The performance venue was striking, as was the effort to get
there. Concertgoers met near the entrance of the beautiful Green-Wood Cemetery,
famed for its large monuments and statuary, and set on steep hills overlooking
New York Harbor (with a nice view across to the Statue of Liberty). At twilight,
most of the audience then walked in a group 15 minutes up and down hills to the
entrance to the “catacombs”, actually a 200 x 12 foot enclosed above-ground tunnel
with family crypts along each side.
The piano was set up midway down the long
tunnel, turned at right angles to the tunnel’s long axis. There was an
elaborate set of circular mirrors set up around the piano, perhaps intended to
enhance audience viewing from different angles (odd looking, and not terribly
useful from my perspective). The audience faced the piano on each side, so we watched
other audience members as well as the pianists. The two artists played well,
but I thought Mr. Tendler had more sensitivity and flexibility than Ms. Lind. I
also question Ms. Lind’s choice in the “Bénédiction de Dieu dans la Solitude”

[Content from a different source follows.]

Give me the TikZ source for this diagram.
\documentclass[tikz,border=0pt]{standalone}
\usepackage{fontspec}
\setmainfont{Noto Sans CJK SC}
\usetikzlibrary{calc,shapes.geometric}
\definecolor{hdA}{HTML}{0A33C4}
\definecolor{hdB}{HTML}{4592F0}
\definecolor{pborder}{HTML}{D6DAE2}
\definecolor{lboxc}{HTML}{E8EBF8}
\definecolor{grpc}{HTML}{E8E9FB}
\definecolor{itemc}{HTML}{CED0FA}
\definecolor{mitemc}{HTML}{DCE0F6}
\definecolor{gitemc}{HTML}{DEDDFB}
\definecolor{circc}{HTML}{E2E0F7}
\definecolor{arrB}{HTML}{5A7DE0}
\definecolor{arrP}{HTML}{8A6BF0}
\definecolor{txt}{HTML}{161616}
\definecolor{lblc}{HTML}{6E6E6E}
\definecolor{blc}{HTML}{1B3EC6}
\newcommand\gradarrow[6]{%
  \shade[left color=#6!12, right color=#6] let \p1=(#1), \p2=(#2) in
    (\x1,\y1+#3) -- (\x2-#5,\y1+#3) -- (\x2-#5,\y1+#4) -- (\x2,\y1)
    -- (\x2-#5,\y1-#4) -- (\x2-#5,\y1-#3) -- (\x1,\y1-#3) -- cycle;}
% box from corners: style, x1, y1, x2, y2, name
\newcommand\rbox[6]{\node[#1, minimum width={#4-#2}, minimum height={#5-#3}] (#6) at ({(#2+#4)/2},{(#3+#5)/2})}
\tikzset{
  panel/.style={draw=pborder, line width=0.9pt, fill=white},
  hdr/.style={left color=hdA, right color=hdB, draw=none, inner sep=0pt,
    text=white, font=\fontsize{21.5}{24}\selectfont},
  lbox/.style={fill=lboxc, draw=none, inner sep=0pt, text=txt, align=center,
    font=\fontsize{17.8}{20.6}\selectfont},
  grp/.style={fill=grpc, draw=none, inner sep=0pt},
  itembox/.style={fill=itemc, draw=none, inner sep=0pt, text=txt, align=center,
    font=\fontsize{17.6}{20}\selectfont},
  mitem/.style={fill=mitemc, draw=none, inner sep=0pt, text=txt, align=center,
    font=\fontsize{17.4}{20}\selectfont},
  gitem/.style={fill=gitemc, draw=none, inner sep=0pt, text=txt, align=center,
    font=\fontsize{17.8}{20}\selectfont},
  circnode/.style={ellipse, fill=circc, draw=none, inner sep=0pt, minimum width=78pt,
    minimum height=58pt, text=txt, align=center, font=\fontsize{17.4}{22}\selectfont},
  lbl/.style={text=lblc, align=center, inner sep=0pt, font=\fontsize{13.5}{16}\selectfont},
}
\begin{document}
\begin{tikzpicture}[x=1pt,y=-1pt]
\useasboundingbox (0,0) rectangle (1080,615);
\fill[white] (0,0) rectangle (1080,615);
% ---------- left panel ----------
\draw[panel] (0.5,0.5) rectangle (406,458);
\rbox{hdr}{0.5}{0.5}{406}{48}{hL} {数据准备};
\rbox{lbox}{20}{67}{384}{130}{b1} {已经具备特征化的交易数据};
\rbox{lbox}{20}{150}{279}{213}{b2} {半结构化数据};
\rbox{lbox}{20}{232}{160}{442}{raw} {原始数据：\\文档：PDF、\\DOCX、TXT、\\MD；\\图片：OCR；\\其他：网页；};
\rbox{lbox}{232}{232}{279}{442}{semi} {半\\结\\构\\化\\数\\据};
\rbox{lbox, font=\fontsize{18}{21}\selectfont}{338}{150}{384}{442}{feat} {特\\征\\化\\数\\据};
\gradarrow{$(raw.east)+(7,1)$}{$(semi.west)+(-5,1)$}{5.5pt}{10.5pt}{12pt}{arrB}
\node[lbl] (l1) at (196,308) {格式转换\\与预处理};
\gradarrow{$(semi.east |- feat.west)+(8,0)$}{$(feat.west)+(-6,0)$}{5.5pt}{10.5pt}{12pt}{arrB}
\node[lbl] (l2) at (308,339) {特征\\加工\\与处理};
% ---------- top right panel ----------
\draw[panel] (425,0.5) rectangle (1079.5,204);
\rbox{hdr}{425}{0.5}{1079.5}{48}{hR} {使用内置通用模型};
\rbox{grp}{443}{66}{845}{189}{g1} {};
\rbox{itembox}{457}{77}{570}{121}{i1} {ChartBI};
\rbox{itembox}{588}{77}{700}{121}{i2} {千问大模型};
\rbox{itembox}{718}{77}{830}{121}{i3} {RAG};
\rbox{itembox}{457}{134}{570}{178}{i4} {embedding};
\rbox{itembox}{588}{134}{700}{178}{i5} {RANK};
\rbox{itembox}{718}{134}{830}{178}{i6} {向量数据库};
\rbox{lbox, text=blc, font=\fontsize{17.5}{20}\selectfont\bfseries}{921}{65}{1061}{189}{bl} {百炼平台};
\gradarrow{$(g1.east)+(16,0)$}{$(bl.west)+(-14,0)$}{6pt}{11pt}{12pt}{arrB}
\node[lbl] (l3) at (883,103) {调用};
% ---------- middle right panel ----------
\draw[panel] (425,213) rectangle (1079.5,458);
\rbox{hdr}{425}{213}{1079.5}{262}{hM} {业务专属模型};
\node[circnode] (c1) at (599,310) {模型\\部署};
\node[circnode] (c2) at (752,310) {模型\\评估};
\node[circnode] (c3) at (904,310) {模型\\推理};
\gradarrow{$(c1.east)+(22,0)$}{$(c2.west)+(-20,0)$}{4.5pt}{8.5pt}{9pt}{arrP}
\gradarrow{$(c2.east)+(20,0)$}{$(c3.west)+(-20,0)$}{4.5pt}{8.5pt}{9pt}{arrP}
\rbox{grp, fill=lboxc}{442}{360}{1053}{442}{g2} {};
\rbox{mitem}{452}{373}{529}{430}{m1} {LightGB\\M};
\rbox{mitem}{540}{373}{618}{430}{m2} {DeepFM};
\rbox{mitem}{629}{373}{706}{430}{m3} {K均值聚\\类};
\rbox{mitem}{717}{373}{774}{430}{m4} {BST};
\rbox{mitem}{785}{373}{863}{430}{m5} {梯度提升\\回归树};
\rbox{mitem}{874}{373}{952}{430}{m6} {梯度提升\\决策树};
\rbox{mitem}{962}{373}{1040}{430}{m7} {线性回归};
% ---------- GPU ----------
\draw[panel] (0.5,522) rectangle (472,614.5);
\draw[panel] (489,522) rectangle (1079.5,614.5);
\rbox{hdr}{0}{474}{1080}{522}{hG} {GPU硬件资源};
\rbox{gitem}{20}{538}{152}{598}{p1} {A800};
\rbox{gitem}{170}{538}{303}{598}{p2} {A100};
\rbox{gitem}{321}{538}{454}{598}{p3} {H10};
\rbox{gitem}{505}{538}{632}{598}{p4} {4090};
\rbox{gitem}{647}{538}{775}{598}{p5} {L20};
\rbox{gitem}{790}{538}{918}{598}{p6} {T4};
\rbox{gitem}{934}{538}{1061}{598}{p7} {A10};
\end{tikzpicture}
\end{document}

(The Blessing of God in Solitude), perhaps the most famous individual piece in
the set, to turn the rapid arpeggios in the left hand into octaves. This was
undoubtedly flashy, but not justified in the score, and added an unwanted, pounding
“Liszt as swoon-inducer” aspect to the otherwise meditative evening. I really
enjoyed how the eerie catacombs created its own meditative ambiance. After the
90 minutes of music, we all walked back another 15 minutes, this time in moonlit
darkness, guided by intermittent torches set up along the cemetery walk. The
spooky monuments, statuary, and trees gave a Haunted Mansion feel to the whole
thing, and it was an appropriate way to end an interesting, innovative, and eye-opening
concert of music that deserves more hearing.